К востоку от реки Мегны, два самые многолюдные города области Типперах, Браманбариа и Кумиллах, имеют важное значение только по торговле местными произведениями. Ноахали или Судхарам, главный город округа, находится теперь в 16 километрах от моря, хотя он был основан на самом берегу моря и близ устьев Мегны, наносы которой постоянно выдвигаются все далее в Бенгальский залив, увеличивая полосу суши у берегов; на чарах, или новообразовавшихся аллювиальных островках, добывают соль. Кумиллах—одна из будущих станций железной дороги из Калькутты в Барманию. Агарталла, главный город подвластных англичанам племен области Типперах, есть не более, как деревня, где несколько сотен жителей сгруппировались вокруг казарм гарнизона.
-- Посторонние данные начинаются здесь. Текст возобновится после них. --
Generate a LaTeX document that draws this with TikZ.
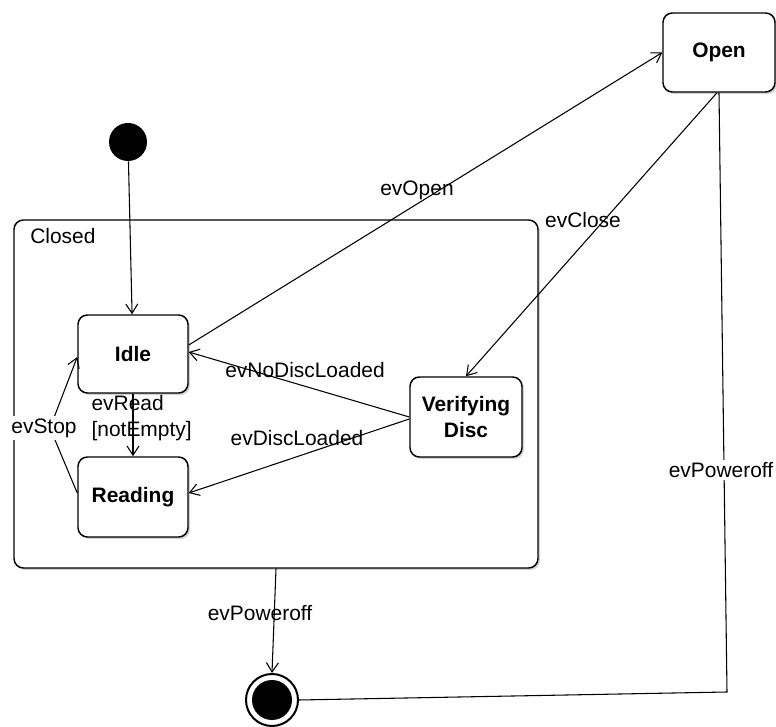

Важнейшие города бассейна Брахмапутры:
Ассам: Сайльгет—16.850 жит.; Гаохати—11.500 жит.; Гоальпара—6.050 жит.; Сибсагар—5.275 жит.; Шиллонг—5.000 жит.
Коч-Бехар: Коч-Бехар—11.490 жит.
Бенгалия: Дакка—82.321 жит.; Сираджгандж—18.875 жит.; Рангпур—14.850 жит.; Джамальпур—14.300 жит.; Динаджпур—13.050 жит; Кумиллах—12.950 жит.; Браманбариа—12.350 жит.; Маникгандж—11.550 жит.; Нарайнгандж—10.900 жит.; Маймансинх или Назирабад—10.050 жит.